I’ve had the goal for a long time of getting a bot to juggle three balls using reinforcement learning. I think that this is such an interesting problem from an AI perspective (and I really enjoy juggling), so this is something that I really want to get off the ground at some point. I’ve had a few failed attempts in the past, but I’m definitely closer this time around. I’ve got a system roughly set up in Unity to do this using ml-agents, a reinforcement learning system made specifically for Unity by their developers. This is definitely an early update, so my results aren’t going to look good, but I’m happy with the setup so far at least.

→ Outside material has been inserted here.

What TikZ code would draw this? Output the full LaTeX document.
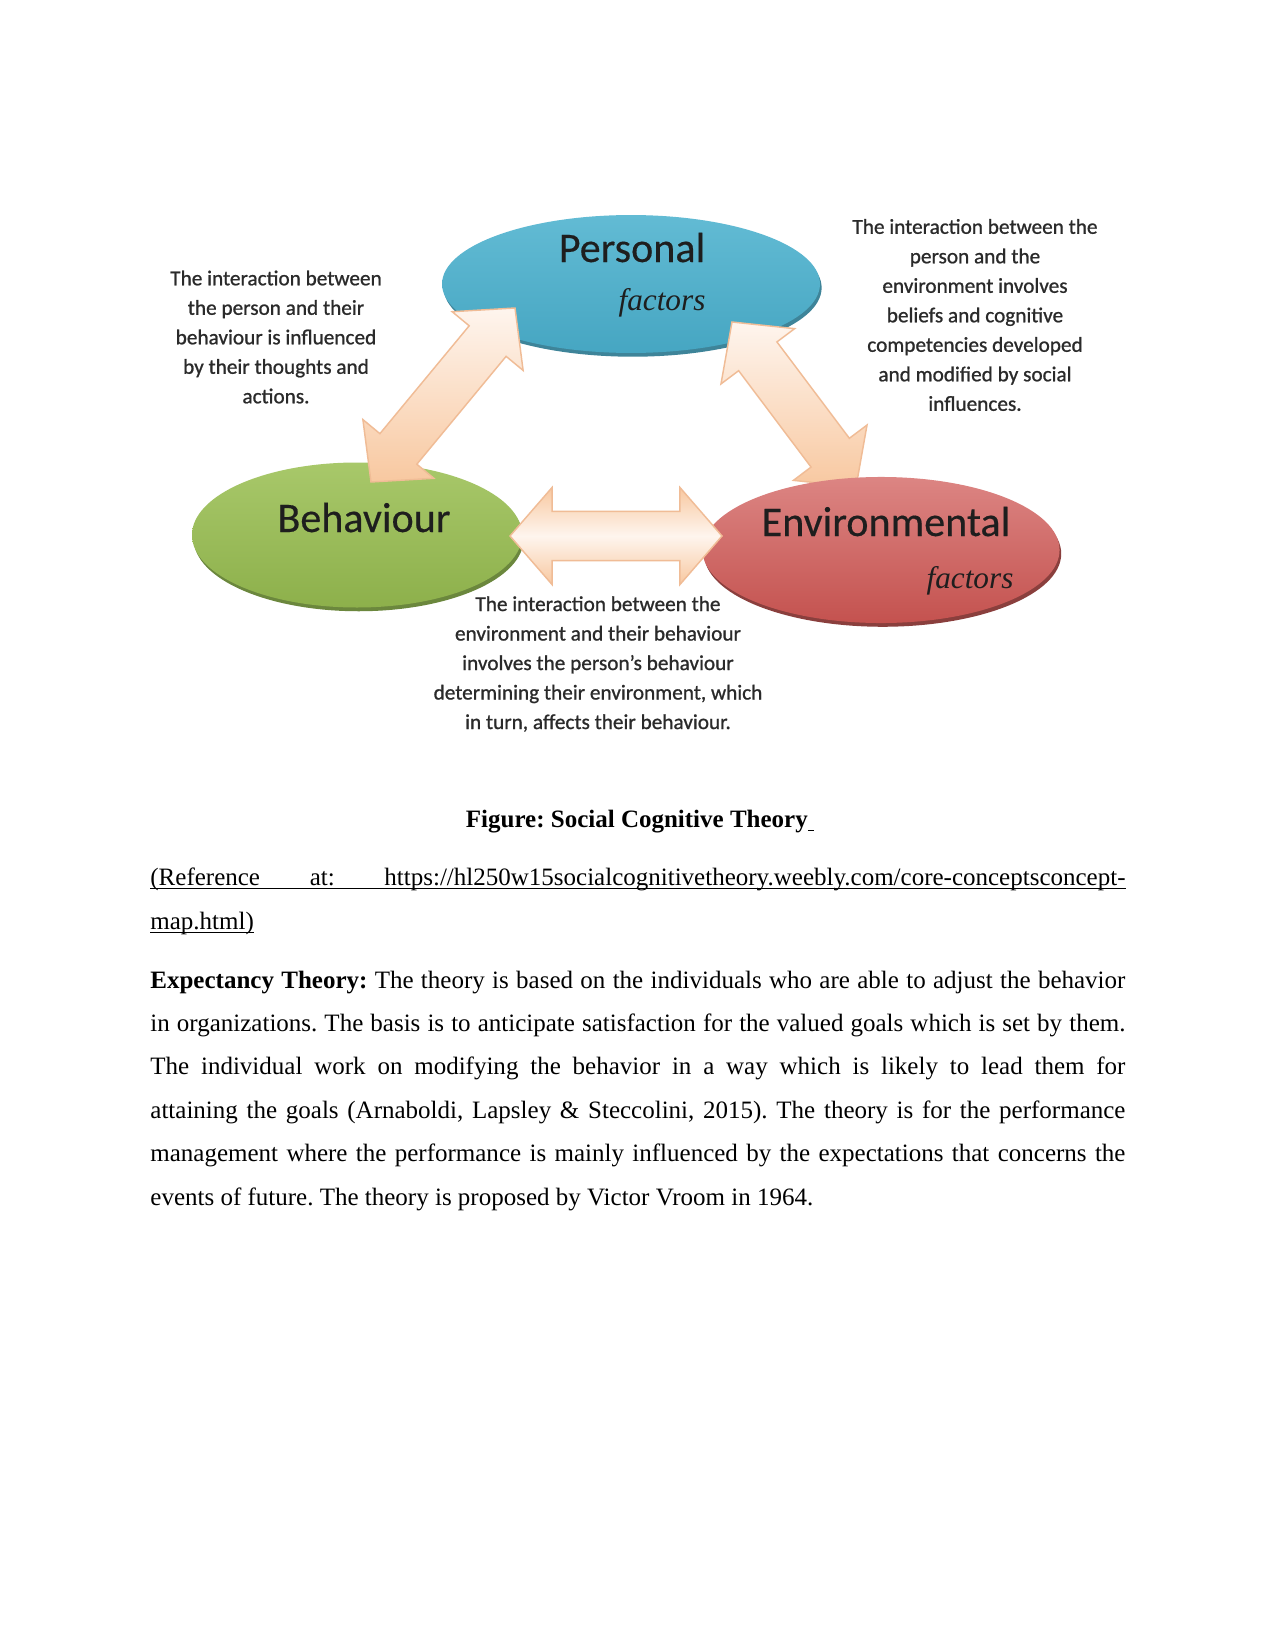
\documentclass[tikz,border=0pt]{standalone}
\usepackage{fontspec}
\setmainfont{Liberation Serif}
\newfontfamily\carlito[FakeBold=0.35]{Carlito}
\newfontfamily\carlitonote[FakeBold=0.9]{Carlito}
\usetikzlibrary{shapes.geometric,calc,shadows}
\definecolor{peachA}{HTML}{F8C8A0}
\definecolor{peachB}{HTML}{FEF5EE}
\definecolor{peachL}{HTML}{F0BC96}
\definecolor{blueT}{HTML}{62BBD4}
\definecolor{blueB}{HTML}{46A6C2}
\definecolor{blueR}{HTML}{2A778E}
\definecolor{greenT}{HTML}{A8C86A}
\definecolor{greenB}{HTML}{8DB04B}
\definecolor{greenR}{HTML}{5B7A28}
\definecolor{redT}{HTML}{DC8583}
\definecolor{redB}{HTML}{C4524F}
\definecolor{redR}{HTML}{7E2B29}
\definecolor{ink}{HTML}{1E1E1E}
\definecolor{noteink}{HTML}{2A2A2A}
% double block arrow between two named coordinates
% #1 from, #2 to, #3 prefix, #4 head length, #5 head half width, #6 shaft half width, #7 style
\newcommand\dblarrow[7]{%
  \coordinate (#3a) at ($(#1)!#4!(#2)$);
  \coordinate (#3b) at ($(#2)!#4!(#1)$);
  \path[#7] (#1) -- ($(#3a)!#5!90:(#2)$) -- ($(#3a)!#6!90:(#2)$)
    -- ($(#3b)!#6!-90:(#1)$) -- ($(#3b)!#5!-90:(#1)$) -- (#2)
    -- ($(#3b)!#5!90:(#1)$) -- ($(#3b)!#6!90:(#1)$)
    -- ($(#3a)!#6!-90:(#2)$) -- ($(#3a)!#5!-90:(#2)$) -- cycle;
}
\frenchspacing
\begin{document}
\begin{tikzpicture}[x=0.48pt,y=-0.48pt,
  oval/.style={ellipse, inner sep=0pt, draw=none},
  big/.style={font=\carlito\fontsize{20.2}{24}\selectfont, inner sep=0pt, anchor=base, text=ink},
  fac/.style={font=\itshape\fontsize{15}{18}\selectfont, inner sep=0pt, anchor=base, text=ink},
  note/.style={font=\carlitonote\fontsize{10.2}{14.16}\selectfont, align=center, inner sep=0pt, text=noteink},
  body/.style={font=\frenchspacing\fontsize{12}{14}\selectfont, inner sep=0pt, anchor=base west},
  diagarrow/.style={top color=peachB, bottom color=peachA, draw=peachL, line width=0.7pt, line join=miter},
  horarrow/.style={top color=peachA, bottom color=peachA, middle color=peachB, draw=peachL, line width=0.7pt, line join=miter},
  uline/.style={line width=0.6pt}
]
\fill[white] (0,0) rectangle (1275,1651);
\useasboundingbox (0,0) rectangle (1275,1651);

% ellipses
\node[oval, minimum width=181.4pt, minimum height=66.2pt, top color=blueT, bottom color=blueB,
  drop shadow={shadow xshift=0.8pt, shadow yshift=-1.8pt, fill=blueR, opacity=0.9}] (pers) at (631,284) {};
\node[oval, minimum width=158.4pt, minimum height=69.6pt, top color=greenT, bottom color=greenB,
  drop shadow={shadow xshift=0.8pt, shadow yshift=-1.8pt, fill=greenR, opacity=0.9}] (beh) at (357,535) {};

% arrow Personal <-> Environmental (under the Environmental ellipse)
\coordinate (R1) at (732,322);
\coordinate (R2) at (856,487);
\dblarrow{R1}{R2}{ra}{20.6pt}{22.1pt}{11.5pt}{diagarrow}

\node[oval, minimum width=171.4pt, minimum height=70.1pt, top color=redT, bottom color=redB,
  drop shadow={shadow xshift=0.8pt, shadow yshift=-1.8pt, fill=redR, opacity=0.9}] (env) at (881,550) {};

% arrow Personal <-> Behaviour
\coordinate (L1) at (515,308);
\coordinate (L2) at (371,482);
\dblarrow{L1}{L2}{la}{20.6pt}{22.1pt}{11.5pt}{diagarrow}

% arrow Behaviour <-> Environmental
\coordinate (H1) at (510,536);
\coordinate (H2) at (722,536);
\dblarrow{H1}{H2}{ha}{20.2pt}{23.3pt}{11.8pt}{horarrow}

% ellipse labels
\node[big] (tpers) at (632,262) {Personal};
\node[fac] (fpers) at (662,310) {factors};
\node[big] (tbeh) at (364,532) {Behaviour};
\node[big] (tenv) at (886,536) {Environmental};
\node[fac] (fenv) at (970,588) {factors};

% notes
\node[note] (nleft) at (276,337) {The interaction between\\the person and their\\behaviour is influenced\\by their thoughts and\\actions.};
\node[note] (nright) at (975,315) {The interaction between the\\person and the\\environment involves\\beliefs and cognitive\\competencies developed\\and modified by social\\influences.};
\node[note] (nbottom) at (598,664) {The interaction between the\\environment and their behaviour\\involves the person’s behaviour\\determining their environment, which\\in turn, affects their behaviour.};

% caption
\node[inner sep=0pt, anchor=base, font=\bfseries\fontsize{12}{14}\selectfont] (cap) at (640,827)
  {Figure: Social Cognitive Theory\underline{\hbox to 3pt{}}};

% reference
\node[body] (ref1) at (150,885) {\makebox[468pt][s]{(Reference at: https://hl250w15socialcognitivetheory.weebly.com/core-conceptsconcept-}};
\node[body] (ref2) at (150,929) {map.html)};
\draw[uline] ([yshift=-1.6pt]ref1.base west) -- ([yshift=-1.6pt]ref1.base east);
\draw[uline] ([yshift=-1.6pt]ref2.base west) -- ([yshift=-1.6pt]ref2.base east);

% paragraph
\node[body] (p1) at (150,988) {\makebox[468pt][s]{\textbf{Expectancy Theory:} The theory is based on the individuals who are able to adjust the behavior}};
\node[body] (p2) at (150,1031.4) {\makebox[468pt][s]{in organizations. The basis is to anticipate satisfaction for the valued goals which is set by them.}};
\node[body] (p3) at (150,1074.8) {\makebox[468pt][s]{The individual work on modifying the behavior in a way which is likely to lead them for}};
\node[body] (p4) at (150,1118.2) {\makebox[468pt][s]{attaining the goals (Arnaboldi, Lapsley \& Steccolini, 2015). The theory is for the performance}};
\node[body] (p5) at (150,1161.6) {\makebox[468pt][s]{management where the performance is mainly influenced by the expectations that concerns the}};
\node[body] (p6) at (150,1205) {events of future. The theory is proposed by Victor Vroom in 1964.};
\end{tikzpicture}
\end{document}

Before we get into a more advanced reinforcement learning system to solve this, let’s look at the naive approach and why it doesn’t work well. It seems at first glance that we could make this problem very simple from a rewards/punishment perspective. Simply say that the agent gets a small reward on every frame that a ball isn’t dropped, and then the agent gets a large punishment when a ball hits the ground. With enough time and computing power on the right algorithm, this sort of system might eventually converge to a system that can juggle, but it’s very unlikely. The primary problem is that the rewards are so far separated from the actual actions themselves. A small mistake in throwing a ball won’t result in a punishment until the ball is actually dropped, which could easily be 50 to 100 decisions later. As much as that’s how I want to solve this problem (by giving the agent as little information as possible), it’s just not feasible and so we’re going to have to make some compromises.

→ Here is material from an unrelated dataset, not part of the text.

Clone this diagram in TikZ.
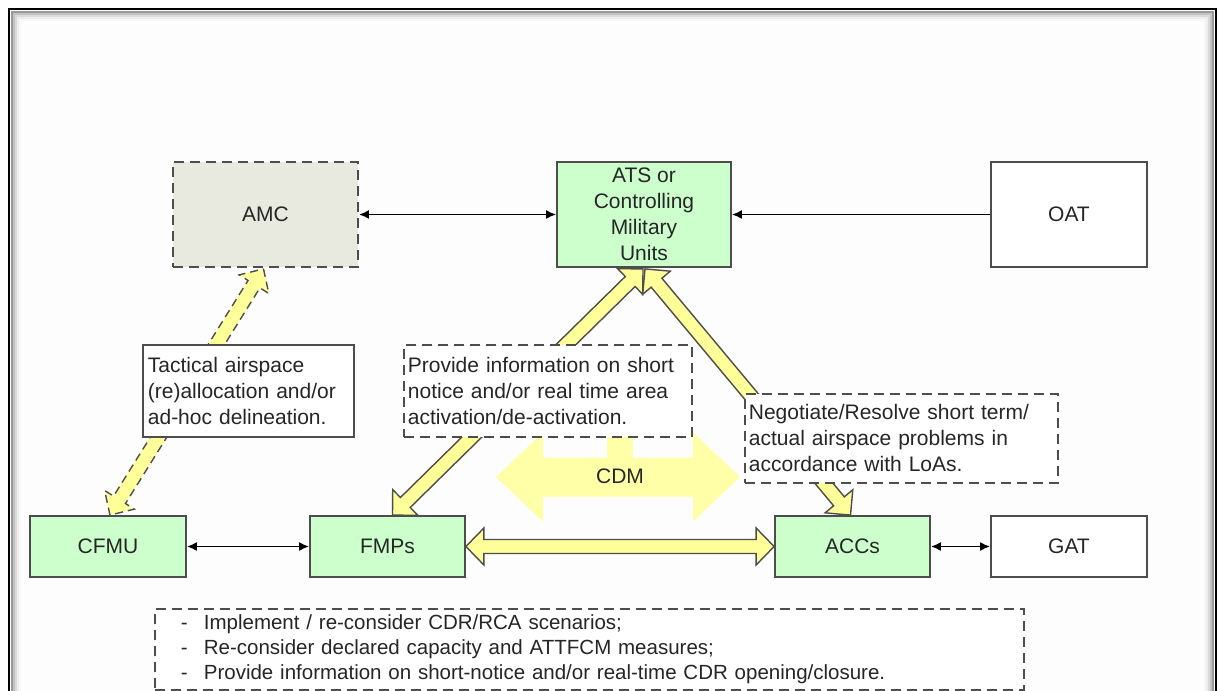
\documentclass[tikz,border=0pt]{standalone}
\usepackage{fontspec}
\setmainfont{Liberation Sans}
\usetikzlibrary{arrows.meta,calc}

\definecolor{nodegreen}{HTML}{CCFFCC}
\definecolor{amcgray}{HTML}{E8E9DF}
\definecolor{edgegray}{HTML}{4D4D4D}
\definecolor{arrowyellow}{HTML}{FFFF99}
\definecolor{cdmyellow}{HTML}{FFFFA8}
\definecolor{pagebg}{HTML}{FDFDFD}

% double block arrow: style, A, B, head length, head half-width, shaft half-width
\newcommand{\dblblock}[6]{%
  \path[#1] (#2) -- ($(#2)!#4!(#3)!#5!90:(#3)$) -- ($(#2)!#4!(#3)!#6!90:(#3)$)
   -- ($(#3)!#4!(#2)!#6!-90:(#2)$) -- ($(#3)!#4!(#2)!#5!-90:(#2)$) -- (#3)
   -- ($(#3)!#4!(#2)!#5!90:(#2)$) -- ($(#3)!#4!(#2)!#6!90:(#2)$)
   -- ($(#2)!#4!(#3)!#6!-90:(#3)$) -- ($(#2)!#4!(#3)!#5!-90:(#3)$) -- cycle;}

\tikzset{
  txt/.style={font=\fontsize{21}{26}\selectfont, text=black!85},
  unitbox/.style={txt, draw=edgegray, line width=1.8pt, align=center, inner sep=0pt},
  greenbox/.style={unitbox, fill=nodegreen},
  whitebox/.style={unitbox, fill=white},
  notebox/.style={txt, draw=edgegray, line width=1.8pt, fill=white, align=left,
                  anchor=north west, inner ysep=0pt},
  dashnote/.style={notebox, dash pattern=on 10pt off 6pt},
  conn/.style={line width=1.7pt, black, {Latex[length=10pt,width=9pt]}-{Latex[length=10pt,width=9pt]}},
  conn1/.style={line width=1.7pt, black, -{Latex[length=10pt,width=9pt]}},
  yarrow/.style={fill=arrowyellow, draw=edgegray, line width=1.4pt, line join=miter},
  yarrowdash/.style={yarrow, dash pattern=on 8pt off 5pt},
  cdmarrow/.style={fill=cdmyellow, draw=none},
}

\begin{document}
\begin{tikzpicture}[x=1pt,y=-1pt]
\useasboundingbox (0,0) rectangle (1219,691);
\fill[white] (0,0) rectangle (1219,691);
\fill[pagebg] (9,9) rectangle (1216,691);
% frame with inner shadow
\foreach \d/\g in {11/3,9/7,7/14,5/24,3/40}{
  \draw[black!\g!white, line width=2pt] (9+\d,691) -- (9+\d,9+\d) -- (1216-\d,9+\d) -- (1216-\d,691);
}
\draw[black, line width=2pt] (9,691) -- (9,9) -- (1216,9) -- (1216,691);

% main nodes
\node[unitbox, fill=amcgray, dash pattern=on 10pt off 6pt, minimum width=185pt, minimum height=105pt] (amc) at (265.5,214.5) {AMC};
\node[greenbox, minimum width=174pt, minimum height=105pt] (ats) at (644,214.5) {ATS or\\Controlling\\Military\\Units};
\node[whitebox, minimum width=156pt, minimum height=105pt] (oat) at (1069,214.5) {OAT};
\node[greenbox, minimum width=156pt, minimum height=61pt] (cfmu) at (108,546.5) {CFMU};
\node[greenbox, minimum width=155pt, minimum height=61pt] (fmps) at (387.5,546.5) {FMPs};
\node[greenbox, minimum width=155pt, minimum height=61pt] (accs) at (852.5,546.5) {ACCs};
\node[whitebox, minimum width=156pt, minimum height=61pt] (gat) at (1069,546.5) {GAT};

% black connectors
\draw[conn] (amc.east) -- (ats.west);
\draw[conn1] (oat.west) -- (ats.east);
\draw[conn] (cfmu.east) -- (fmps.west);
\draw[conn] (accs.east) -- (gat.west);

% yellow block arrows
\coordinate (amcS) at ($(amc.south)+(-2,1)$);
\coordinate (cfmuN) at ($(cfmu.north)+(2,0)$);
\coordinate (atsL) at ($(ats.south)+(-1,1)$);
\coordinate (atsR) at ($(ats.south)+(1,1)$);
\coordinate (fmpsN) at ($(fmps.north)+(5,0)$);
\coordinate (accsN) at ($(accs.north)+(-2,0)$);
\coordinate (cdmL) at (496,477);
\coordinate (cdmR) at (740,477);

\fill[cdmyellow] (607,430) rectangle (633,462);
\dblblock{cdmarrow}{cdmL}{cdmR}{47pt}{44.5pt}{19.5pt}
\node[txt] (cdm) at (620,476) {CDM};

\dblblock{yarrowdash}{amcS}{cfmuN}{18pt}{17.5pt}{7pt}
\dblblock{yarrow}{atsL}{fmpsN}{18pt}{18pt}{7pt}
\dblblock{yarrow}{atsR}{accsN}{18pt}{18pt}{7pt}
\dblblock{yarrow}{fmps.east}{accs.west}{18pt}{18.5pt}{7pt}

% text boxes
\node[notebox, inner xsep=5pt, text width=201pt, minimum height=92pt] (tact) at (142,344)
  {Tactical airspace\\(re)allocation and/or\\ad-hoc delineation.};
\node[dashnote, inner xsep=4pt, text width=280pt, minimum height=92pt] (prov) at (403,344)
  {Provide information on short\\notice and/or real time area\\activation/de-activation.};
\node[dashnote, inner xsep=4pt, text width=305pt, minimum height=89pt] (nego) at (744,393)
  {Negotiate/Resolve short term/\\actual airspace problems in\\accordance with LoAs.};
\node[dashnote, inner xsep=26pt, text width=817pt, minimum height=81pt,
      font=\fontsize{20.5}{25}\selectfont] (cdr) at (154,608)
  {\makebox[23pt][l]{-}Implement / re-consider CDR/RCA scenarios;\\
   \makebox[23pt][l]{-}Re-consider declared capacity and ATTFCM measures;\\
   \makebox[23pt][l]{-}Provide information on short-notice and/or real-time CDR opening/closure.};
\end{tikzpicture}
\end{document}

One thing that I decided to do in order to make this easier to train is to separate throwing and catching into two different agents. I ideally would just have one juggling agent with one neural network that knows how to juggle, but throwing and catching are very different behaviors and we can get more direct results by separating them. So there’s a “throwing brain” and a “catching brain”, and only is active at a time depending on whether the agent is holding a ball or not.

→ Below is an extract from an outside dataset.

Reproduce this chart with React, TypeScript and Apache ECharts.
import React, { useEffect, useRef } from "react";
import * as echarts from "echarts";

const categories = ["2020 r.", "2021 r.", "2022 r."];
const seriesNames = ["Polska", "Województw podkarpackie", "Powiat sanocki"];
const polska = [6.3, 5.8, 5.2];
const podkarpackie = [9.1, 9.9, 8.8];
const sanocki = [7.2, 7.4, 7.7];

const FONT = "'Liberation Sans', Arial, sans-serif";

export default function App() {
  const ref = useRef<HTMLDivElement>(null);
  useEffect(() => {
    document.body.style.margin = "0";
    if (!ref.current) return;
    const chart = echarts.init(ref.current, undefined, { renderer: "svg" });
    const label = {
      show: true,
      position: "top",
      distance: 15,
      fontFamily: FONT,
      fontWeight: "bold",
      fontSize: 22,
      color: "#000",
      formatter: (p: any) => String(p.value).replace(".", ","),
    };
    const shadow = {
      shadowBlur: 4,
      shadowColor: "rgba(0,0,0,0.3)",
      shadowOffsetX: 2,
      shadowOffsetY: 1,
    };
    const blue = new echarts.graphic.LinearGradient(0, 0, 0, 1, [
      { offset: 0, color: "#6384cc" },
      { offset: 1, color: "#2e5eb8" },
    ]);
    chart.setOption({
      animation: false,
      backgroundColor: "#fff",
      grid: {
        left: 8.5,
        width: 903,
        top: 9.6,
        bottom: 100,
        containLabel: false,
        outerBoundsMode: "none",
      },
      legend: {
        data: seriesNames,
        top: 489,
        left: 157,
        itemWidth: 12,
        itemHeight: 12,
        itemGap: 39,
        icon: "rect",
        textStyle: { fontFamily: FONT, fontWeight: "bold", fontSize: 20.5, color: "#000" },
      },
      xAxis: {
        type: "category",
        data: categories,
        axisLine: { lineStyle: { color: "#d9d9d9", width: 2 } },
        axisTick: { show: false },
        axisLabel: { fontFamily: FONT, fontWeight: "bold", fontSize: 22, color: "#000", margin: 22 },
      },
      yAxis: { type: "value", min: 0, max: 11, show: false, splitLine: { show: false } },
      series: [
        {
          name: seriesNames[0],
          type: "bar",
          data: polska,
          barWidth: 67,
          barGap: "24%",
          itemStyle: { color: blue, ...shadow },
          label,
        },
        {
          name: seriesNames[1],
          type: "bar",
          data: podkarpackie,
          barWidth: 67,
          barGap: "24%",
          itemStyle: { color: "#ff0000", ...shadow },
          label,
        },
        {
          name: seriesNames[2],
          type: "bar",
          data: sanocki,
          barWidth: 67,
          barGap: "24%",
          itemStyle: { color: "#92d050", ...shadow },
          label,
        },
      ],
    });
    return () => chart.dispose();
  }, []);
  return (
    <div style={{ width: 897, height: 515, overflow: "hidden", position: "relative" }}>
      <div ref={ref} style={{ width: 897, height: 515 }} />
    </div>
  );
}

I’ve also had to play around with the rewards in order to stop certain behaviors that are clearly wrong. For example, I kept seeing behavior where each hand is fine with straying very far from the starting place. We want an agent that will juggle in place, instead of one that moves around. To stop that, I give the agent a very small reward each frame based on how close it is to its original starting place. I also started giving the agent rewards based on how close they are to their target when throwing. My initial setup was a simple “reward if it’s a hit, punishment otherwise”, but this kind of binary decision isn’t going to lead to a good gradient that we can learn from.
A problem that I’m going to have to deal with eventually is timing. If one of the balls gets thrown a little bit fast or slow, then we’re going to end up losing our regular rhythm. In the worst case scenario, two of the balls could end up having to be thrown too fast immediately after one another or even colliding. In order to solve this, I’m going to send a pulse in to the reinforcement learning system to establish timing, and we’ll say that this pulse goes from -1 to 1. Let’s assume for example that I want to make sure one ball is thrown every second, and to make the math easy, these throws should occur at whole numbers. So the first throw is 1 second in, the second throw is 2 second in, etc. At 1 second, my pulse will be sending a 1 to the system. At 1.5 seconds, my pulse would be sending a -1 because that’s the exact wrong time to throw. But then the pulse will gradually increase until we’re at 2 seconds, it hits the maximum, and then it goes back down. On every throw, I will be giving the agent a reward or a punishment based on how close the agent was to when it was supposed to be throwing. The agent should be able to learn very quickly that throws are only supposed to occur at or near the maximum of the timing pulse.
Here’s my current progress on catching. I changed around the physics a bit and haven’t fully re-trained the model yet, so there are more misses than there were earlier (but it will end up being better long term). The reason why there are 16 of these going at once is that it makes training faster. It’s more efficient for Unity to run one physics simulation with 16 experiments going on than to try to run a physics simulation with just 1 experiment, but have it go 16 times faster.
And here’s the (very early) progress on throwing. I’m still playing around with scoring and rewards, so I haven’t bothered to do a very long training session on the throwing so far.
I’m hoping to have a lot more to show on this in a week or two, so fingers crossed!